How is it, that the only gas that can safely be breathed as pure gas is regarded a poison? And how is that the one compound singularly essential to life can be called a poison? Simply, it cannot. It is not. It’s in the air we breathe daily.

Similar can be said of vitamin A or just about anything we consume. Too much of almost anything could harm one. Historically oxygen toxicity was only ever a problem to people exposed to either high concentrations of oxygen, or to those exposed to lower concentration, but with these lower concentrations over a long period of exposure. These principals still apply today but the specific level of tolerance is where the disagreement is most evident with some imposing un-realistic limits on how much oxygen can be safely administered. To complicate it further, intolerance differs from person to person and even from day to day in the same person. There is no absolute value that can be universally applied. Despite that, universal limits are applied.
These universally applied limits as they are applied today, are incidentally still based on the original experiments conducted by the aforementioned J.S. Haldane on miners who were asked to run on a treadmill breathing pure oxygen. It turned out that after running on a treadmill for a given time breathing pure oxygen, the subject would suffer a convulsion (cerebral toxicity). Ordinarily a harmless event save for bumping a head accidentally.
Accordingly, Haldane lowered the oxygen concentration in further versions of the experiment, without considering the physical exercise involved, and after subjects breathing just 60% oxygen, no convulsion occurred. He concluded rather simplistically that a lower level of oxygen was the way to avoid toxic response. One which unfortunately persists today. Again he discounted the psychical exertion as a key contributor to the toxic response, which it is.
This is where today’s hospital recommendation of breathing only 60% oxygen comes from. This is also where the arguably irrational fear of oxygen toxicity comes from. What hasn’t been accounted for is the exertion. I find that most patients don’t run on treadmills and it is exertion that drastically affects tolerance.
In diving, it is agreed, especially for commercial and military divers who work physically hard at depth, toxicity tolerance levels should lower than for a resting person in a chamber or hospital bed. Even recreational diving employs very conservative exposure limits for in water applications. And rightly so.

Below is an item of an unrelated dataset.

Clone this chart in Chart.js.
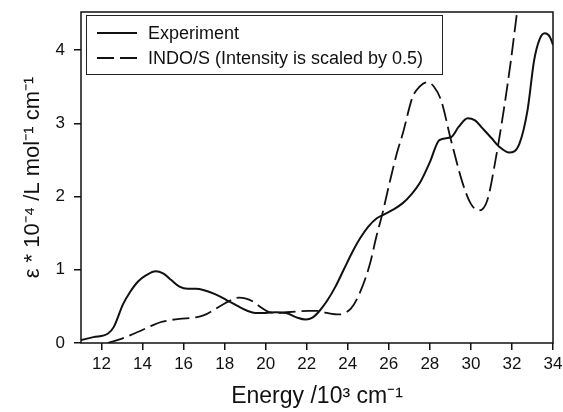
<!DOCTYPE html>
<html lang="en">
<head>
  <meta charset="UTF-8">
  <title>Absorption spectrum</title>
  <script src="https://cdn.jsdelivr.net/npm/chart.js"></script>
  <style>
    html, body { margin: 0; padding: 0; background: #fff; }
    #wrap { position: relative; width: 563px; height: 412px; }
  </style>
</head>
<body>
  <div id="wrap"><canvas id="chartCanvas"></canvas></div>
  <script>
    // energy in 10^3 cm-1, epsilon * 10^-4
    const expX = [11.0, 11.6, 12.32, 12.6, 13.05, 13.4, 13.78, 14.2, 14.64, 15.0, 15.4, 15.8, 16.2, 16.6, 17.0, 17.5, 18.07, 18.6, 19.1, 19.5, 20.0, 20.5, 21.0, 21.5, 21.95, 22.3, 22.6, 23.0, 23.4, 23.8, 24.2, 24.6, 25.0, 25.4, 25.73, 26.2, 26.68, 27.1, 27.5, 28.0, 28.46, 29.03, 29.4, 29.84, 30.2, 30.57, 31.0, 31.38, 31.87, 32.36, 32.76, 33.08, 33.35, 33.6, 33.85, 34.0];
    const expY = [0.04, 0.08, 0.13, 0.22, 0.53, 0.70, 0.84, 0.93, 0.98, 0.95, 0.86, 0.77, 0.74, 0.74, 0.72, 0.67, 0.59, 0.51, 0.44, 0.41, 0.41, 0.42, 0.41, 0.35, 0.32, 0.35, 0.43, 0.58, 0.77, 1.00, 1.23, 1.43, 1.59, 1.70, 1.75, 1.82, 1.91, 2.03, 2.18, 2.47, 2.77, 2.81, 2.95, 3.07, 3.04, 2.93, 2.80, 2.68, 2.60, 2.72, 3.18, 3.86, 4.15, 4.23, 4.18, 4.07];

    const indoX = [12.3, 13.0, 13.76, 14.4, 14.83, 15.3, 15.8, 16.6, 17.0, 17.4, 18.0, 18.7, 19.0, 19.36, 19.8, 20.17, 20.6, 21.0, 21.5, 22.1, 22.5, 23.0, 23.57, 24.15, 24.5, 25.05, 25.4, 25.7, 26.03, 26.4, 26.68, 27.16, 27.5, 27.85, 28.2, 28.55, 29.03, 29.6, 30.0, 30.4, 30.8, 31.2, 31.6, 31.95, 32.25, 32.5];
    const indoY = [0.0, 0.06, 0.15, 0.23, 0.28, 0.31, 0.33, 0.35, 0.38, 0.44, 0.54, 0.62, 0.61, 0.57, 0.48, 0.42, 0.41, 0.42, 0.43, 0.44, 0.44, 0.41, 0.39, 0.47, 0.63, 1.05, 1.46, 1.78, 2.18, 2.60, 2.86, 3.36, 3.50, 3.56, 3.50, 3.31, 2.77, 2.18, 1.90, 1.81, 1.95, 2.50, 3.18, 3.86, 4.52, 5.0];

    const xTickValues = [12, 14, 16, 18, 20, 22, 24, 26, 28, 30, 32, 34];
    const yTickValues = [0, 1, 2, 3, 4];

    const seriesLabels = ['Experiment', 'INDO/S (Intensity is scaled by 0.5)'];

    const toPoints = (xs, ys) => xs.map((x, i) => ({ x: x, y: ys[i] }));

    // box around the plot area
    const frame = {
      id: 'frame',
      afterDraw(chart) {
        const a = chart.chartArea;
        const c = chart.ctx;
        c.save();
        c.strokeStyle = '#111';
        c.lineWidth = 1.5;
        c.strokeRect(a.left, a.top, a.right - a.left, a.bottom - a.top);
        c.restore();
      }
    };

    // legend drawn inside the plot, top left
    const boxLegend = {
      id: 'boxLegend',
      afterDatasetsDraw(chart) {
        const c = chart.ctx;
        const a = chart.chartArea;
        const x0 = a.left + 5, y0 = a.top + 3, w = 356, h = 59;
        c.save();
        c.fillStyle = '#fff';
        c.fillRect(x0, y0, w, h);
        c.strokeStyle = '#222';
        c.lineWidth = 1;
        c.strokeRect(x0 + 0.5, y0 + 0.5, w, h);
        c.font = '18px "Liberation Sans", Arial, sans-serif';
        c.textBaseline = 'middle';
        chart.data.datasets.forEach((ds, i) => {
          const y = y0 + 18 + i * 25;
          c.strokeStyle = '#111';
          c.lineWidth = 2;
          c.setLineDash(ds.borderDash || []);
          c.beginPath();
          c.moveTo(x0 + 11, y);
          c.lineTo(x0 + 51, y);
          c.stroke();
          c.setLineDash([]);
          c.fillStyle = '#111';
          c.fillText(ds.label, x0 + 62, y + 1);
        });
        c.restore();
      }
    };

    const tickFont = { family: '"Liberation Sans", Arial, sans-serif', size: 17 };
    const titleFont = { family: '"Liberation Sans", Arial, sans-serif', size: 22 };

    new Chart(document.getElementById('chartCanvas'), {
      type: 'line',
      data: {
        datasets: [
          {
            label: seriesLabels[0],
            data: toPoints(expX, expY),
            borderColor: '#111',
            borderWidth: 2,
            pointRadius: 0,
            fill: false,
            cubicInterpolationMode: 'monotone'
          },
          {
            label: seriesLabels[1],
            data: toPoints(indoX, indoY),
            borderColor: '#111',
            borderWidth: 1.8,
            borderDash: [17, 6],
            pointRadius: 0,
            fill: false,
            cubicInterpolationMode: 'monotone'
          }
        ]
      },
      options: {
        responsive: true,
        maintainAspectRatio: false,
        animation: false,
        layout: { padding: { top: 12, right: 10, left: 0, bottom: 0 } },
        plugins: {
          legend: { display: false },
          tooltip: { enabled: false }
        },
        scales: {
          x: {
            type: 'linear',
            min: 11,
            max: 34,
            afterBuildTicks: axis => { axis.ticks = xTickValues.map(v => ({ value: v })); },
            afterFit: axis => { axis.height = 69; axis.paddingLeft = 0; axis.paddingRight = 0; },
            grid: { display: true, drawOnChartArea: false, drawTicks: true, tickLength: 7, color: '#111', lineWidth: 1.5 },
            border: { display: false },
            ticks: { color: '#111', font: tickFont, padding: 4, maxRotation: 0 },
            title: { display: true, text: 'Energy /10³ cm⁻¹', color: '#111', font: { family: titleFont.family, size: 23 }, padding: { top: 0, bottom: 2 } }
          },
          y: {
            type: 'linear',
            min: 0,
            max: 4.52,
            afterBuildTicks: axis => { axis.ticks = yTickValues.map(v => ({ value: v })); },
            afterFit: axis => { axis.width = 81; axis.paddingTop = 0; axis.paddingBottom = 0; },
            grid: { display: true, drawOnChartArea: false, drawTicks: true, tickLength: 7, color: '#111', lineWidth: 1.5 },
            border: { display: false },
            ticks: { color: '#111', font: tickFont, padding: 9 },
            title: { display: true, text: 'ε * 10⁻⁴ /L mol⁻¹ cm⁻¹', color: '#111', font: titleFont, padding: { top: 20, bottom: 0 } }
          }
        }
      },
      plugins: [frame, boxLegend]
    });
  </script>
</body>
</html>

The water itself also affects susceptibility to toxicity response.
It seems rather unnecessary though to apply diving limits to a safe and dry resting environment like a chamber at the expense of a viable, effective and cost effective modality.
What seems to have happened is the same “treadmill miner” approach and mindset has been universally applied which would be erroneous.
The two types of oxygen toxicity that concern us in diving and HBOT are namely, “Cerebral Toxicity” or “Central Nervous System Toxicity” (CNS) and “Pulmonary Toxicity”.
These two sub category topics, as well as the single method approach of whole body toxicity, as promulgated by the main reference above (The Repex Method), will be discussed in the next two installments of the toxicity and tolerance discussion.
Remember this in the meantime though. It’s not necessarily what has been taught for over a hundred years and this has been proven time and again in HBOT therapy. Toxic response is not as common and as easy to induce as many would have you believe. The current official position is very much an overstated one in many ways.
Part two to follow will address cerebral or central nervous system toxicity and part three will address pulmonary toxicity in a responsible realistic way to highlight what risk is real and inherent, and highlight where this risk has been overstated by some.